Je vous remercie de m'accueillir dans votre commission pour débattre de la proposition de loi de nos collègues du groupe GDR.
Nous abordons, au travers de ce texte, le concret, la vraie vie dans nos territoires. Qui n'a pas rencontré dans sa circonscription des situations d'indécence, d'insalubrité provoquées par des bailleurs indélicats, voire des marchands de sommeil peu scrupuleux ? Et pour cause, la France compte entre 400 000 et 600 000 logements considérés comme indignes, vétustes, insalubres, sur-occupés, sous-chauffés. Au total, ce sont près d'un million de personnes qui y vivent, ou plus exactement qui y survivent.
Mon groupe soutiendra les mesures proposées qui vont dans le bon sens et qui, nous l'espérons, viendront amender le projet de loi ELAN.
J'en profite pour témoigner que cette triste méthode des marchands de sommeil n'est malheureusement pas une exclusivité des secteurs tendus ou urbains. Dans nos territoires ruraux, nos coeurs de petites villes où l'habitat est encastré, quelquefois sans cour ni garage, celui-ci est dévalorisé et devient la proie des bailleurs indélicats soucieux d'un retour sur investissement rapide, avec, en toile de fond, la récupération des aides personnalisées au logement (APL).
Ces bailleurs indélicats ciblent, bien sûr, les populations en grande précarité et en situation de faiblesse juridique. Ils se dispensent parfois, même souvent, de l'établissement d'un bail ou d'une procédure d'état des lieux et promettent à leurs futurs locataires de prochains travaux. La stratégie de maximisation du rendement se trouve à son apogée.
Tout cela conduit, au fil des années, à une paupérisation des petits coeurs de ville, à une ghettoïsation de ces quartiers. Entre les procédures de contrôle, de relogement et les jugements longs parfois coûteux, au final l'addition est lourde pour la société.
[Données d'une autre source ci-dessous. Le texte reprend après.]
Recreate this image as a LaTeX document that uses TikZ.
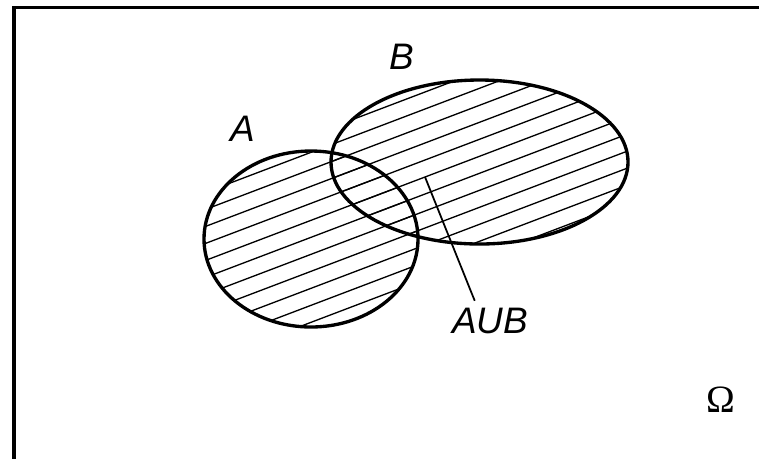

La loi prévoit des sanctions à l'encontre de ces marchands de sommeil : cinq ans d'emprisonnement et 150 000 euros d'amende. Pourtant, très peu de peines sont prononcées. La loi ALUR du 24 mars 2014 a aussi renforcé les outils pour lutter contre l'habitat indigne : consignation des aides au logement, peine complémentaire d'interdiction d'achat d'un bien, confiscation de l'usufruit, dispositif d'astreintes administratives, panel de sanctions pénales. Elle a surtout permis d'agir en amont dans les territoires les plus touchés par ces pratiques, grâce à l'autorisation préalable de mise en location et à l'autorisation préalable aux travaux conduisant à la création de plusieurs locaux à usage d'habitation dans un immeuble.
Malgré cet arsenal de dispositions, le problème persiste, d'où la nécessité d'aller plus loin. Il est utile que la loi soit plus précise en matière de précarité énergétique, et il convient de donner au diagnostic de performance énergétique un caractère plus opposable, notamment d'un point de vue juridique. Vous le savez, les maires des petites villes ont parfois l'occasion de contrôler les logements, d'ordonner des travaux à la suite de constats de logements indécents entraînant des conséquences sur la sécurité physique des locataires. Par contre, ils ne peuvent pas ordonner des travaux lorsque des « passoires » thermiques mettent dans une forme d'insécurité économique des locataires, parce que le diagnostic de performance énergétique n'est pas opposable juridiquement. Je crois que nous aurons l'occasion d'y revenir en commission ou dans l'hémicycle.